Tuesday, October 23, 2012

Making Monsters #22: Zombie

The films of Italian filmmaker Lucio Fulci aren't as stylish or darkly beautiful as those of his contemporaries Mario Bava and Dario Argento, and those qualities never seemed to interest the director much. Fulci was primarily interested in gore, and his filmography is essentially an ongoing study of all the horrible things that can be done to the human body, depicted in graphic detail and without ever cutting away in order to be as revolting as possible. While pure gross-out doesn't usually do it for me, I can't help but admire Fulci's sense of showmanship, his technical skill and his, um, consistency of vision in films like Don't Torture a Duckling, The Beyond and City of the Living Dead.

Zombie is perhaps the quintessential Fulci movie.
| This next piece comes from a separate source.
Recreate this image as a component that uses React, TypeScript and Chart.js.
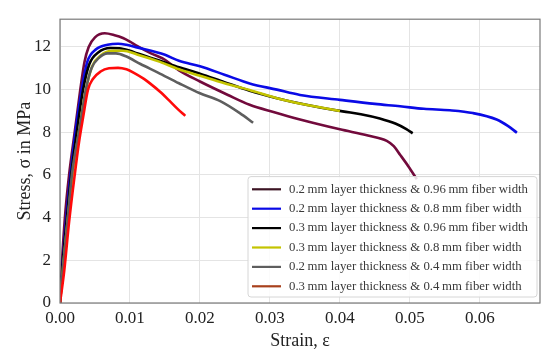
import React, { useEffect, useRef } from "react";
import { Chart, registerables } from "chart.js";

Chart.register(...registerables);

const seriesLabels = [
  "0.2\u2009mm layer thickness & 0.96\u2009mm fiber width",
  "0.2\u2009mm layer thickness & 0.8\u2009mm fiber width",
  "0.3\u2009mm layer thickness & 0.96\u2009mm fiber width",
  "0.3\u2009mm layer thickness & 0.8\u2009mm fiber width",
  "0.2\u2009mm layer thickness & 0.4\u2009mm fiber width",
  "0.3\u2009mm layer thickness & 0.4\u2009mm fiber width",
];
const seriesColors = ["#720a3c", "#0a0ae6", "#000000", "#c4c400", "#5e5e5e", "#ff0a0a"];
const legendColors = ["#3c1424", "#0a0ae6", "#000000", "#c4c400", "#5e5e5e", "#a8401c"];

const strain1 = [0, 0.0003, 0.0007, 0.0013, 0.0021, 0.0029, 0.0035, 0.0041, 0.005, 0.0064, 0.0078, 0.009, 0.01, 0.011, 0.013, 0.015, 0.017, 0.02, 0.024, 0.0271, 0.0305, 0.0343, 0.04, 0.044, 0.0467, 0.0477, 0.0486, 0.0498, 0.051];
const stress1 = [0, 2.0, 4.0, 6.0, 8.0, 10.0, 11.3, 12.0, 12.45, 12.64, 12.55, 12.42, 12.25, 12.05, 11.7, 11.4, 10.9, 10.38, 9.75, 9.29, 8.95, 8.6, 8.14, 7.85, 7.6, 7.35, 6.95, 6.4, 5.8];

const strain2 = [0, 0.0004, 0.0009, 0.0015, 0.0022, 0.0031, 0.0039, 0.0052, 0.0068, 0.0083, 0.0095, 0.011, 0.015, 0.017, 0.02, 0.0235, 0.0271, 0.031, 0.0343, 0.04, 0.045, 0.0486, 0.052, 0.0557, 0.059, 0.0624, 0.064, 0.0653];
const stress2 = [0, 2.0, 4.0, 6.0, 8.0, 10.0, 11.3, 11.9, 12.1, 12.15, 12.1, 11.98, 11.63, 11.35, 11.09, 10.7, 10.29, 10.0, 9.75, 9.52, 9.33, 9.22, 9.1, 9.03, 8.9, 8.6, 8.3, 7.98];

const strain3 = [0, 0.0004, 0.001, 0.0016, 0.0024, 0.0033, 0.0042, 0.0055, 0.0072, 0.0085, 0.01, 0.011, 0.0143, 0.017, 0.02, 0.0235, 0.0271, 0.031, 0.035, 0.0404, 0.043, 0.0457, 0.048, 0.0495, 0.0504];
const stress3 = [0, 1.9, 4.0, 6.0, 8.0, 10.0, 11.2, 11.75, 11.95, 11.94, 11.82, 11.7, 11.35, 11.05, 10.75, 10.35, 9.95, 9.6, 9.3, 8.98, 8.85, 8.65, 8.4, 8.15, 7.95];

const strain4 = [0, 0.0005, 0.0011, 0.0018, 0.0027, 0.0037, 0.0046, 0.0058, 0.0075, 0.009, 0.011, 0.0143, 0.017, 0.02, 0.0235, 0.0271, 0.031, 0.035, 0.0375, 0.04];
const stress4 = [0, 1.9, 3.9, 6.0, 8.0, 10.0, 11.1, 11.6, 11.82, 11.82, 11.65, 11.3, 10.95, 10.65, 10.3, 9.98, 9.6, 9.3, 9.15, 9.0];

const strain5 = [0, 0.0005, 0.0011, 0.0017, 0.0027, 0.0037, 0.0045, 0.0056, 0.0068, 0.008, 0.0095, 0.0115, 0.014, 0.017, 0.02, 0.0229, 0.0257, 0.0276];
const stress5 = [0, 1.9, 3.9, 6.0, 8.0, 10.0, 11.0, 11.5, 11.7, 11.7, 11.55, 11.2, 10.8, 10.3, 9.83, 9.46, 8.9, 8.45];

const strain6 = [0, 0.0006, 0.0013, 0.0021, 0.0027, 0.0033, 0.004, 0.0047, 0.0058, 0.007, 0.0083, 0.0095, 0.0105, 0.012, 0.0129, 0.0143, 0.0157, 0.0168, 0.0179];
const stress6 = [0, 1.5, 3.8, 6.0, 7.5, 8.7, 10.0, 10.5, 10.85, 11.0, 11.02, 10.95, 10.8, 10.5, 10.28, 9.9, 9.46, 9.1, 8.77];

const strainSeries = [strain1, strain2, strain3, strain4, strain5, strain6];
const stressSeries = [stress1, stress2, stress3, stress4, stress5, stress6];

const xTicks = [0, 0.01, 0.02, 0.03, 0.04, 0.05, 0.06];
const yTicks = [0, 2, 4, 6, 8, 10, 12];
const xMax = 0.0686;
const yMax = 13.3;

const FONT = "'Liberation Serif', 'DejaVu Serif', serif";

const framePlugin = {
  id: "frame",
  afterDatasetsDraw(chart: any) {
    const { ctx, chartArea: a } = chart;
    ctx.save();
    ctx.strokeStyle = "#7a7a7a";
    ctx.lineWidth = 1.2;
    ctx.strokeRect(a.left, a.top, a.right - a.left, a.bottom - a.top);
    ctx.restore();
  },
};

const legendPlugin = {
  id: "innerLegend",
  afterDraw(chart: any) {
    const { ctx, chartArea: a } = chart;
    ctx.save();
    ctx.font = `12.8px ${FONT}`;
    let maxW = 0;
    seriesLabels.forEach((l) => (maxW = Math.max(maxW, ctx.measureText(l).width)));
    const rowH = 19.4;
    const boxW = 41 + maxW + 9;
    const boxH = rowH * seriesLabels.length + 4;
    const right = a.right - 3;
    const bottom = a.bottom - 6;
    const left = right - boxW;
    const top = bottom - boxH;
    ctx.fillStyle = "rgba(255,255,255,0.85)";
    ctx.strokeStyle = "#d6d6d6";
    ctx.lineWidth = 1;
    ctx.beginPath();
    const r = 3;
    ctx.moveTo(left + r, top);
    ctx.lineTo(right - r, top);
    ctx.quadraticCurveTo(right, top, right, top + r);
    ctx.lineTo(right, bottom - r);
    ctx.quadraticCurveTo(right, bottom, right - r, bottom);
    ctx.lineTo(left + r, bottom);
    ctx.quadraticCurveTo(left, bottom, left, bottom - r);
    ctx.lineTo(left, top + r);
    ctx.quadraticCurveTo(left, top, left + r, top);
    ctx.closePath();
    ctx.fill();
    ctx.stroke();
    ctx.textBaseline = "middle";
    ctx.textAlign = "left";
    seriesLabels.forEach((label, i) => {
      const y = top + 2 + rowH * (i + 0.5) + 1;
      ctx.strokeStyle = legendColors[i];
      ctx.lineWidth = 2.2;
      ctx.beginPath();
      ctx.moveTo(left + 4, y);
      ctx.lineTo(left + 33, y);
      ctx.stroke();
      ctx.fillStyle = "#3a3a3a";
      ctx.fillText(label, left + 41, y);
    });
    ctx.restore();
  },
};

export default function App() {
  const ref = useRef<HTMLCanvasElement | null>(null);
  useEffect(() => {
    if (!ref.current) return;
    const datasets = seriesLabels.map((label, i) => ({
      label,
      data: strainSeries[i].map((x, j) => ({ x, y: stressSeries[i][j] })),
      borderColor: seriesColors[i],
      backgroundColor: seriesColors[i],
      borderWidth: 2.6,
      pointRadius: 0,
      tension: 0.35,
      cubicInterpolationMode: "monotone" as const,
      fill: false,
      order: seriesLabels.length - 1 - i,
    }));
    const chart = new Chart(ref.current, {
      type: "line",
      data: { datasets },
      plugins: [framePlugin, legendPlugin],
      options: {
        animation: false,
        responsive: false,
        events: [],
        layout: { padding: { top: 15, right: 10, left: 0, bottom: 0 } },
        plugins: { legend: { display: false }, tooltip: { enabled: false } },
        scales: {
          x: {
            type: "linear",
            min: 0,
            max: xMax,
            afterBuildTicks: (s: any) => {
              s.ticks = xTicks.map((v) => ({ value: v }));
            },
            afterFit: (s: any) => {
              s.height = 49;
            },
            border: { display: false },
            grid: { color: "#e4e4e4", lineWidth: 1, drawTicks: false },
            ticks: {
              padding: 5,
              color: "#222",
              font: { family: FONT, size: 17 },
              maxRotation: 0,
              callback: (v: any) => Number(v).toFixed(2),
            },
            title: {
              display: true,
              text: "Strain, ε",
              color: "#222",
              font: { family: FONT, size: 18 },
              padding: { top: 8, bottom: 0 },
            },
          },
          y: {
            type: "linear",
            min: 0,
            max: yMax,
            afterBuildTicks: (s: any) => {
              s.ticks = yTicks.map((v) => ({ value: v }));
            },
            afterFit: (s: any) => {
              s.width = 60;
            },
            border: { display: false },
            grid: { color: "#e4e4e4", lineWidth: 1, drawTicks: false },
            ticks: {
              padding: 9,
              color: "#222",
              font: { family: FONT, size: 17 },
              callback: (v: any) => String(v),
            },
            title: {
              display: true,
              text: "Stress, σ in MPa",
              color: "#222",
              font: { family: FONT, size: 18 },
              padding: { top: 14, bottom: 0 },
            },
          },
        },
      },
    });
    return () => chart.destroy();
  }, []);
  return (
    <div style={{ position: "absolute", left: 0, top: 0, width: 550, height: 352, background: "#fff" }}>
      <canvas ref={ref} width={550} height={352} style={{ display: "block", width: 550, height: 352 }} />
    </div>
  );
}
Released in 1979 and marketed in Europe as a sequel to Dawn of the Dead, the film has none of Dawn's satire or use of zombies as a way of examining bigger ideas. It's clear that Fulci is primarily interested in using zombies as a way of examining maggot-infested eyesockets, horrible flesh wounds and, in one mind-blowingly awesome scene, a zombie fighting a shark. Fulci's gift for realistic gore resulted in Zombie being banned in Great Britain; classified in the 1980s as a "video nasty," it wasn't released uncut in England until 2005. The film's most sickening moment occurs when a zombie attacks Paola (Olga Karlatos) and forces her head against a large splinter in a broken doorframe, puncturing her eyeball in a sickening close-up. To create the effect, makeup artist Gianetto De Rossi created a dummy head and slowly pushed it into the splinter, making sure to fill the eye with realistically squishy fluids. The impossible-to-forget scene doesn't really signify much about horror as a genre in a larger sense. But man, it sure is disgusting.